— WHAT TO WORK ON —
Quote all lines below exactly. Images stay out.

— GIVEN MATERIAL —
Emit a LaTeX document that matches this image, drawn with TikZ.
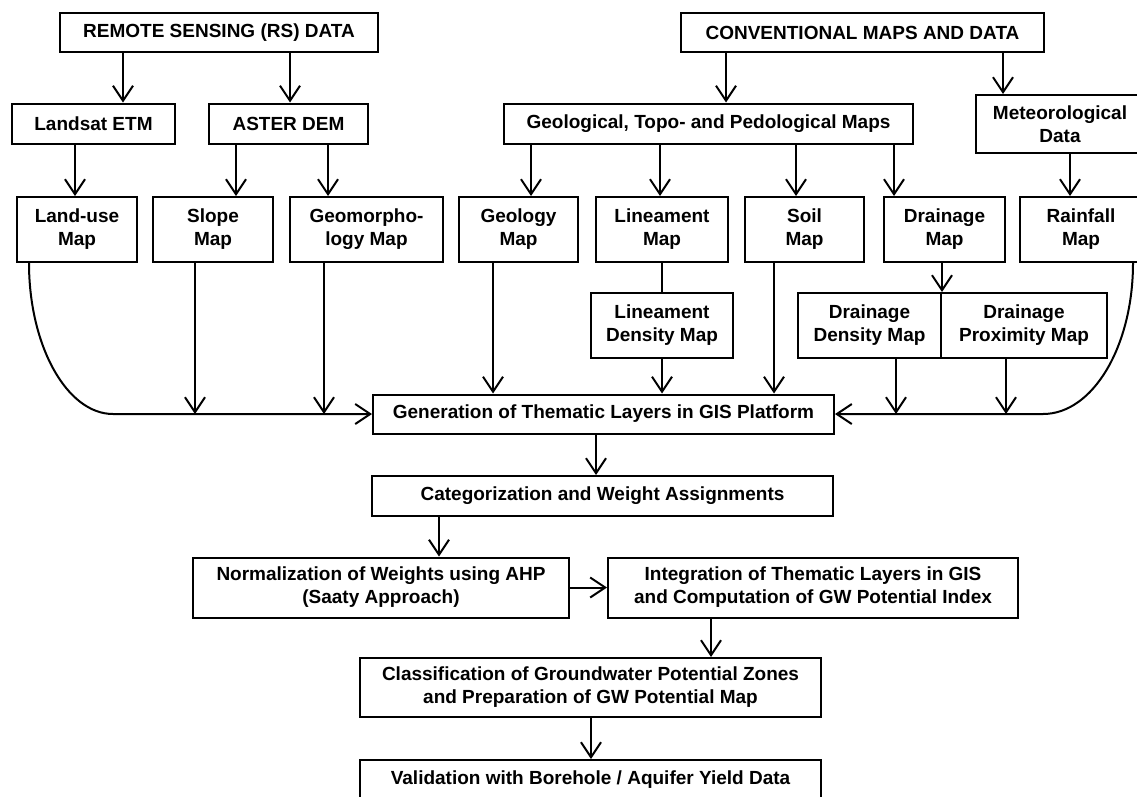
\documentclass[tikz,border=0pt]{standalone}
\usepackage{fontspec}
\setmainfont{Liberation Sans}
\usetikzlibrary{arrows.meta}
\begin{document}
\begin{tikzpicture}[x=1pt,y=-1pt,
  box/.style={draw, line width=2pt, inner sep=0pt, align=center,
    font=\fontsize{19}{23}\selectfont\bfseries},
  wh/.style 2 args={minimum width=#1pt, minimum height=#2pt},
  arr/.style={line width=2pt, -{Straight Barb[length=15pt,width=20pt]}},
  ln/.style={line width=2pt}]
\path[use as bounding box, fill=white] (0,0) rectangle (1137,796);
\clip (0,0) rectangle (1137,796);
% top row
\node[box, wh={318}{39}] (rs) at (219,32.5) {REMOTE SENSING (RS) DATA};
\node[box, wh={363}{39}] (conv) at (862.5,32.5) {CONVENTIONAL MAPS AND DATA};
% second row
\node[box, wh={163}{40}] (landsat) at (93.5,123.5) {Landsat ETM};
\node[box, wh={159}{40}] (aster) at (288.5,123.5) {ASTER DEM};
\node[box, wh={409}{40}] (geol) at (708.5,123.5) {Geological, Topo- and Pedological Maps};
\node[box, wh={168}{58}] (met) at (1060,124) {Meteorological\\Data};
% map row
\node[box, wh={120}{65}] (landuse) at (77,229.5) {Land-use\\Map};
\node[box, wh={120}{65}] (slope) at (213,229.5) {Slope\\Map};
\node[box, wh={153}{65}] (geomorph) at (366.5,229.5) {Geomorpho-\\logy Map};
\node[box, wh={119}{65}] (geology) at (518.5,229.5) {Geology\\Map};
\node[box, wh={132}{65}] (lineament) at (662,229.5) {Lineament\\Map};
\node[box, wh={119}{65}] (soil) at (804.5,229.5) {Soil\\Map};
\node[box, wh={121}{65}] (drainage) at (944.5,229.5) {Drainage\\Map};
\node[box, wh={122}{65}] (rainfall) at (1081,229.5) {Rainfall\\Map};
% derived maps
\node[box, wh={142}{65}] (lind) at (662,325.5) {Lineament\\Density Map};
\node[box, wh={143}{65}] (dd) at (869.5,325.5) {Drainage\\Density Map};
\node[box, wh={166}{65}] (dp) at (1024,325.5) {Drainage\\Proximity Map};
% lower chain
\node[box, wh={461}{39}] (gen) at (603.5,414) {Generation of Thematic Layers in GIS Platform};
\node[box, wh={461}{40}] (cat) at (602.5,496) {Categorization and Weight Assignments};
\node[box, wh={376}{60}] (norm) at (381,587.5) {Normalization of Weights using AHP\\(Saaty Approach)};
\node[box, wh={410}{60}] (integ) at (813,587.5) {Integration of Thematic Layers in GIS\\and Computation of GW Potential Index};
\node[box, wh={461}{59}] (class) at (590.5,687.5) {Classification of Groundwater Potential Zones\\and Preparation of GW Potential Map};
\node[box, wh={461}{40}] (valid) at (590.5,780) {Validation with Borehole / Aquifer Yield Data};
% connectors top
\draw[arr] (rs.south -| 123,0) -- (landsat.north -| 123,0);
\draw[arr] (rs.south -| 290,0) -- (aster.north -| 290,0);
\draw[arr] (landsat.south -| 75,0) -- (landuse.north -| 75,0);
\draw[arr] (aster.south -| 236,0) -- (slope.north -| 236,0);
\draw[arr] (aster.south -| 328,0) -- (geomorph.north -| 328,0);
\draw[arr] (conv.south -| 726,0) -- (geol.north -| 726,0);
\draw[arr] (conv.south -| 1003,0) -- (met.north -| 1003,0);
\draw[arr] (geol.south -| 531,0) -- (geology.north -| 531,0);
\draw[arr] (geol.south -| 660,0) -- (lineament.north -| 660,0);
\draw[arr] (geol.south -| 796,0) -- (soil.north -| 796,0);
\draw[arr] (geol.south -| 894,0) -- (drainage.north -| 894,0);
\draw[arr] (met.south -| 1070,0) -- (rainfall.north -| 1070,0);
% derived
\draw[ln] (lineament.south) -- (lind.north);
\draw[arr] (drainage.south -| dd.north east) -- (dd.north east);
% into generation
\draw[arr] (lind.south) -- (gen.north -| lind.south);
\draw[arr] (geology.south -| 493,0) -- (gen.north -| 493,0);
\draw[arr] (soil.south -| 774,0) -- (gen.north -| 774,0);
\draw[arr] (landuse.south -| 29,0) .. controls (29,346) and (67,414) .. (113,414) -- (gen.west);
\draw[arr] (slope.south -| 195,0) -- (gen.west -| 195,0);
\draw[arr] (geomorph.south -| 324,0) -- (gen.west -| 324,0);
\draw[arr] (rainfall.south -| 1133,0) .. controls (1133,346) and (1093,414) .. (1043,414) -- (gen.east);
\draw[arr] (dd.south -| 896,0) -- (gen.east -| 896,0);
\draw[arr] (dp.south -| 1006,0) -- (gen.east -| 1006,0);
% lower chain
\draw[arr] (gen.south -| 596,0) -- (cat.north -| 596,0);
\draw[arr] (cat.south -| 439,0) -- (norm.north -| 439,0);
\draw[arr] (norm.east) -- (integ.west);
\draw[arr] (integ.south -| 711,0) -- (class.north -| 711,0);
\draw[arr] (class.south -| 591,0) -- (valid.north -| 591,0);
\end{tikzpicture}
\end{document}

— WRITTEN REPLY —
Emit a LaTeX document that matches this image, drawn with TikZ.
\documentclass[tikz,border=0pt]{standalone}
\usepackage{fontspec}
\setmainfont{Liberation Sans}
\usetikzlibrary{arrows.meta}
\begin{document}
\begin{tikzpicture}[x=1pt,y=-1pt,
  box/.style={draw, line width=2pt, inner sep=0pt, align=center,
    font=\fontsize{19}{23}\selectfont\bfseries},
  wh/.style 2 args={minimum width=#1pt, minimum height=#2pt},
  arr/.style={line width=2pt, -{Straight Barb[length=15pt,width=20pt]}},
  ln/.style={line width=2pt}]
\path[use as bounding box, fill=white] (0,0) rectangle (1137,796);
\clip (0,0) rectangle (1137,796);
% top row
\node[box, wh={318}{39}] (rs) at (219,32.5) {REMOTE SENSING (RS) DATA};
\node[box, wh={363}{39}] (conv) at (862.5,32.5) {CONVENTIONAL MAPS AND DATA};
% second row
\node[box, wh={163}{40}] (landsat) at (93.5,123.5) {Landsat ETM};
\node[box, wh={159}{40}] (aster) at (288.5,123.5) {ASTER DEM};
\node[box, wh={409}{40}] (geol) at (708.5,123.5) {Geological, Topo- and Pedological Maps};
\node[box, wh={168}{58}] (met) at (1060,124) {Meteorological\\Data};
% map row
\node[box, wh={120}{65}] (landuse) at (77,229.5) {Land-use\\Map};
\node[box, wh={120}{65}] (slope) at (213,229.5) {Slope\\Map};
\node[box, wh={153}{65}] (geomorph) at (366.5,229.5) {Geomorpho-\\logy Map};
\node[box, wh={119}{65}] (geology) at (518.5,229.5) {Geology\\Map};
\node[box, wh={132}{65}] (lineament) at (662,229.5) {Lineament\\Map};
\node[box, wh={119}{65}] (soil) at (804.5,229.5) {Soil\\Map};
\node[box, wh={121}{65}] (drainage) at (944.5,229.5) {Drainage\\Map};
\node[box, wh={122}{65}] (rainfall) at (1081,229.5) {Rainfall\\Map};
% derived maps
\node[box, wh={142}{65}] (lind) at (662,325.5) {Lineament\\Density Map};
\node[box, wh={143}{65}] (dd) at (869.5,325.5) {Drainage\\Density Map};
\node[box, wh={166}{65}] (dp) at (1024,325.5) {Drainage\\Proximity Map};
% lower chain
\node[box, wh={461}{39}] (gen) at (603.5,414) {Generation of Thematic Layers in GIS Platform};
\node[box, wh={461}{40}] (cat) at (602.5,496) {Categorization and Weight Assignments};
\node[box, wh={376}{60}] (norm) at (381,587.5) {Normalization of Weights using AHP\\(Saaty Approach)};
\node[box, wh={410}{60}] (integ) at (813,587.5) {Integration of Thematic Layers in GIS\\and Computation of GW Potential Index};
\node[box, wh={461}{59}] (class) at (590.5,687.5) {Classification of Groundwater Potential Zones\\and Preparation of GW Potential Map};
\node[box, wh={461}{40}] (valid) at (590.5,780) {Validation with Borehole / Aquifer Yield Data};
% connectors top
\draw[arr] (rs.south -| 123,0) -- (landsat.north -| 123,0);
\draw[arr] (rs.south -| 290,0) -- (aster.north -| 290,0);
\draw[arr] (landsat.south -| 75,0) -- (landuse.north -| 75,0);
\draw[arr] (aster.south -| 236,0) -- (slope.north -| 236,0);
\draw[arr] (aster.south -| 328,0) -- (geomorph.north -| 328,0);
\draw[arr] (conv.south -| 726,0) -- (geol.north -| 726,0);
\draw[arr] (conv.south -| 1003,0) -- (met.north -| 1003,0);
\draw[arr] (geol.south -| 531,0) -- (geology.north -| 531,0);
\draw[arr] (geol.south -| 660,0) -- (lineament.north -| 660,0);
\draw[arr] (geol.south -| 796,0) -- (soil.north -| 796,0);
\draw[arr] (geol.south -| 894,0) -- (drainage.north -| 894,0);
\draw[arr] (met.south -| 1070,0) -- (rainfall.north -| 1070,0);
% derived
\draw[ln] (lineament.south) -- (lind.north);
\draw[arr] (drainage.south -| dd.north east) -- (dd.north east);
% into generation
\draw[arr] (lind.south) -- (gen.north -| lind.south);
\draw[arr] (geology.south -| 493,0) -- (gen.north -| 493,0);
\draw[arr] (soil.south -| 774,0) -- (gen.north -| 774,0);
\draw[arr] (landuse.south -| 29,0) .. controls (29,346) and (67,414) .. (113,414) -- (gen.west);
\draw[arr] (slope.south -| 195,0) -- (gen.west -| 195,0);
\draw[arr] (geomorph.south -| 324,0) -- (gen.west -| 324,0);
\draw[arr] (rainfall.south -| 1133,0) .. controls (1133,346) and (1093,414) .. (1043,414) -- (gen.east);
\draw[arr] (dd.south -| 896,0) -- (gen.east -| 896,0);
\draw[arr] (dp.south -| 1006,0) -- (gen.east -| 1006,0);
% lower chain
\draw[arr] (gen.south -| 596,0) -- (cat.north -| 596,0);
\draw[arr] (cat.south -| 439,0) -- (norm.north -| 439,0);
\draw[arr] (norm.east) -- (integ.west);
\draw[arr] (integ.south -| 711,0) -- (class.north -| 711,0);
\draw[arr] (class.south -| 591,0) -- (valid.north -| 591,0);
\end{tikzpicture}
\end{document}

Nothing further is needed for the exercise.